Via LinkedIn : The big retail story is definitely Target’s decision to retreat from Canada. This entails closing 133 stores, laying off 17,600 employees and absorbing US$2-billion in losses in its less than two years in the country. That figure is on top of the $7 billion rollout cost. Target is not the only casualty in Canada.

Canadians can look forward to less brick and mortar shopping. Sony is closing all 14 of its stores, Mexx 95, Smart Set 107, and Jacob 92. Staples is shuttering 225 stores in North America. Retailers in the U.S. are majorly scaling back. Office Depot will close over 500 stores, Radio Shack 200, Abercrombie & Fitch 180, Aeropostale 250, JC Penny 39, Wet Seal 338 and Coach 70.

This is a varied list of retailers but clearly general department stores, mid-priced specialty, and non-distinctive brands are performing poorly. And, of course, online sales are driving new consumption behaviours. Stores and websites need to be both compelling and experiential. The consumer needs a reason to visit, whether online or in the store.
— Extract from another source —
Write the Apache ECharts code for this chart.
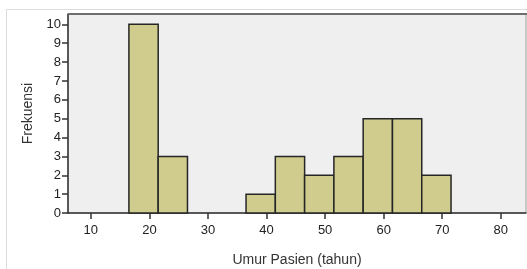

Retail winners are the differentiated, the distinctive, and the disruptive. They do continual soul searching about what they should stand for, what their customers need, and where the growth and margins are. Dr Achim Berg, a partner at McKinsey & Company and co-leader of McKinsey’s Apparel, Fashion & Luxury Group, believes retail winners preserve their brand identity in the midst of changing consumer preferences, are redefining the role of the store, and are “creating a compelling omnichannel offer for consumers and a seamless online/offline customer decision-making journey.”

The biggest issue in retailing is that stores are basically going after the same customer and most are struggling with growing consumer sophistication. Shoppers research, compare prices and features and consult with trusted sources to make purchase decisions. Retailers that do not innovate or give consumers what they are looking for will fail to win the sale, even if they offer a cheaper value proposition. People are looking for overall value not price alone.

That was the case for Target. The simplest explanation for their closing in Canada was an inability to deliver on its tag line, “Expect more, pay less”. Incredibly, they refused or were incapable to adjust their strategy over a two-year period. Mike Flanagan, CEO of apparel industry consultancy Clothesource, could have helped Target in Canada, “I think what will really separate the winners from the losers is ruthless cost management, serious thought about tailoring ranges, sourcing and logistics to the needs of each market – and intolerance of foreign expansion plans whose results look like vanity projects.”

Retail is a tough, tough game and there are more casualties to come. Retail Industry reports Barnes & Noble will close 223 stores, American Eagle Outfitters 150, Deb Shops 300, Wolverine World Wide 80, Sears 235, and Pep Boys 63. The lessons are there but are not being applied except by a few like H&M and Zara who are both expanding. Starbucks too is adding more and more locations. They attribute their ongoing success to understanding people not “customers” or “consumers”. Howard Schultz summed it best when he said, “The challenge of the retail business is the human condition.”